— START Supplied data —

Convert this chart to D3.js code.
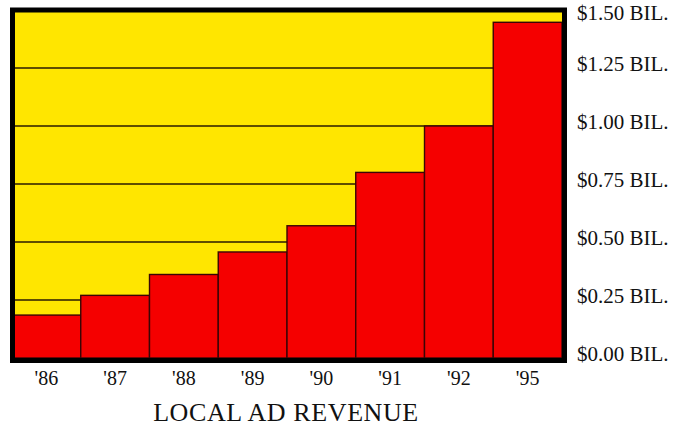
<!DOCTYPE html>
<html>
<head>
<meta charset="utf-8">
<script src="https://cdn.jsdelivr.net/npm/d3@7"></script>
<style>
  html, body { margin: 0; padding: 0; background: #fff; }
  svg { display: block; }
</style>
</head>
<body>
<div class="chart"></div>
<script>
// Local ad revenue, billions of dollars
const years = ["'86", "'87", "'88", "'89", "'90", "'91", "'92", "'95"];
const revenue = [0.185, 0.27, 0.36, 0.457, 0.57, 0.80, 1.0, 1.447];
const tickValues = [0, 0.25, 0.5, 0.75, 1.0, 1.25, 1.5];
const tickLabels = ["$0.00 BIL.", "$0.25 BIL.", "$0.50 BIL.", "$0.75 BIL.", "$1.00 BIL.", "$1.25 BIL.", "$1.50 BIL."];
const chartTitle = "LOCAL AD REVENUE";

const width = 679, height = 428;
const font = "'Liberation Serif', 'Times New Roman', serif";

const svg = d3.select('.chart')
  .append('svg')
    .attr('width', width)
    .attr('height', height);

// plot area
const x = d3.scaleBand()
  .domain(years)
  .range([12, 562])
  .padding(0);

const y = d3.scaleLinear()
  .domain([0, 1.5])
  .range([358, 10]);

// yellow background
svg.append('rect')
  .attr('x', 12)
  .attr('y', 10)
  .attr('width', 550)
  .attr('height', 348)
  .attr('fill', '#ffe600');

// gridlines (behind the bars)
svg.selectAll('.grid')
  .data(tickValues.filter(d => d > 0 && d < 1.5))
  .enter()
  .append('line')
    .attr('class', 'grid')
    .attr('x1', 12)
    .attr('x2', 562)
    .attr('y1', d => y(d))
    .attr('y2', d => y(d))
    .attr('stroke', '#2a1a00')
    .attr('stroke-width', 1.4);

// bars
svg.selectAll('.bar')
  .data(revenue)
  .enter()
  .append('rect')
    .attr('class', 'bar')
    .attr('x', (d, i) => x(years[i]))
    .attr('y', d => y(d))
    .attr('width', x.bandwidth())
    .attr('height', d => y(0) - y(d))
    .attr('fill', '#f50000')
    .attr('stroke', '#3a0505')
    .attr('stroke-width', 1.4);

// frame
svg.append('rect')
  .attr('x', 12.5)
  .attr('y', 10)
  .attr('width', 552)
  .attr('height', 350.5)
  .attr('fill', 'none')
  .attr('stroke', '#000')
  .attr('stroke-width', 5);

// y labels on the right
svg.selectAll('.ylab')
  .data(tickValues)
  .enter()
  .append('text')
    .attr('class', 'ylab')
    .attr('x', 577)
    .attr('y', d => Math.max(y(d) + 3, 20))
    .text((d, i) => tickLabels[i])
    .style('font-family', font)
    .style('font-size', '21px')
    .attr('fill', '#111');

// x labels
svg.selectAll('.xlab')
  .data(years)
  .enter()
  .append('text')
    .attr('class', 'xlab')
    .attr('x', d => x(d) + x.bandwidth() / 2)
    .attr('y', 385)
    .attr('text-anchor', 'middle')
    .text(d => d)
    .style('font-family', font)
    .style('font-size', '20px')
    .attr('fill', '#111');

// title
svg.append('text')
  .attr('x', 286)
  .attr('y', 421)
  .attr('text-anchor', 'middle')
  .text(chartTitle)
  .style('font-family', font)
  .style('font-size', '26px')
  .style('letter-spacing', '0.6px')
  .attr('fill', '#111');
</script>
</body>
</html>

— END Supplied data —

### What is being asked:
Copy the listing over exactly, skipping the pictures it holds.

### Task solution:
Convert this chart to D3.js code.
<!DOCTYPE html>
<html>
<head>
<meta charset="utf-8">
<script src="https://cdn.jsdelivr.net/npm/d3@7"></script>
<style>
  html, body { margin: 0; padding: 0; background: #fff; }
  svg { display: block; }
</style>
</head>
<body>
<div class="chart"></div>
<script>
// Local ad revenue, billions of dollars
const years = ["'86", "'87", "'88", "'89", "'90", "'91", "'92", "'95"];
const revenue = [0.185, 0.27, 0.36, 0.457, 0.57, 0.80, 1.0, 1.447];
const tickValues = [0, 0.25, 0.5, 0.75, 1.0, 1.25, 1.5];
const tickLabels = ["$0.00 BIL.", "$0.25 BIL.", "$0.50 BIL.", "$0.75 BIL.", "$1.00 BIL.", "$1.25 BIL.", "$1.50 BIL."];
const chartTitle = "LOCAL AD REVENUE";

const width = 679, height = 428;
const font = "'Liberation Serif', 'Times New Roman', serif";

const svg = d3.select('.chart')
  .append('svg')
    .attr('width', width)
    .attr('height', height);

// plot area
const x = d3.scaleBand()
  .domain(years)
  .range([12, 562])
  .padding(0);

const y = d3.scaleLinear()
  .domain([0, 1.5])
  .range([358, 10]);

// yellow background
svg.append('rect')
  .attr('x', 12)
  .attr('y', 10)
  .attr('width', 550)
  .attr('height', 348)
  .attr('fill', '#ffe600');

// gridlines (behind the bars)
svg.selectAll('.grid')
  .data(tickValues.filter(d => d > 0 && d < 1.5))
  .enter()
  .append('line')
    .attr('class', 'grid')
    .attr('x1', 12)
    .attr('x2', 562)
    .attr('y1', d => y(d))
    .attr('y2', d => y(d))
    .attr('stroke', '#2a1a00')
    .attr('stroke-width', 1.4);

// bars
svg.selectAll('.bar')
  .data(revenue)
  .enter()
  .append('rect')
    .attr('class', 'bar')
    .attr('x', (d, i) => x(years[i]))
    .attr('y', d => y(d))
    .attr('width', x.bandwidth())
    .attr('height', d => y(0) - y(d))
    .attr('fill', '#f50000')
    .attr('stroke', '#3a0505')
    .attr('stroke-width', 1.4);

// frame
svg.append('rect')
  .attr('x', 12.5)
  .attr('y', 10)
  .attr('width', 552)
  .attr('height', 350.5)
  .attr('fill', 'none')
  .attr('stroke', '#000')
  .attr('stroke-width', 5);

// y labels on the right
svg.selectAll('.ylab')
  .data(tickValues)
  .enter()
  .append('text')
    .attr('class', 'ylab')
    .attr('x', 577)
    .attr('y', d => Math.max(y(d) + 3, 20))
    .text((d, i) => tickLabels[i])
    .style('font-family', font)
    .style('font-size', '21px')
    .attr('fill', '#111');

// x labels
svg.selectAll('.xlab')
  .data(years)
  .enter()
  .append('text')
    .attr('class', 'xlab')
    .attr('x', d => x(d) + x.bandwidth() / 2)
    .attr('y', 385)
    .attr('text-anchor', 'middle')
    .text(d => d)
    .style('font-family', font)
    .style('font-size', '20px')
    .attr('fill', '#111');

// title
svg.append('text')
  .attr('x', 286)
  .attr('y', 421)
  .attr('text-anchor', 'middle')
  .text(chartTitle)
  .style('font-family', font)
  .style('font-size', '26px')
  .style('letter-spacing', '0.6px')
  .attr('fill', '#111');
</script>
</body>
</html>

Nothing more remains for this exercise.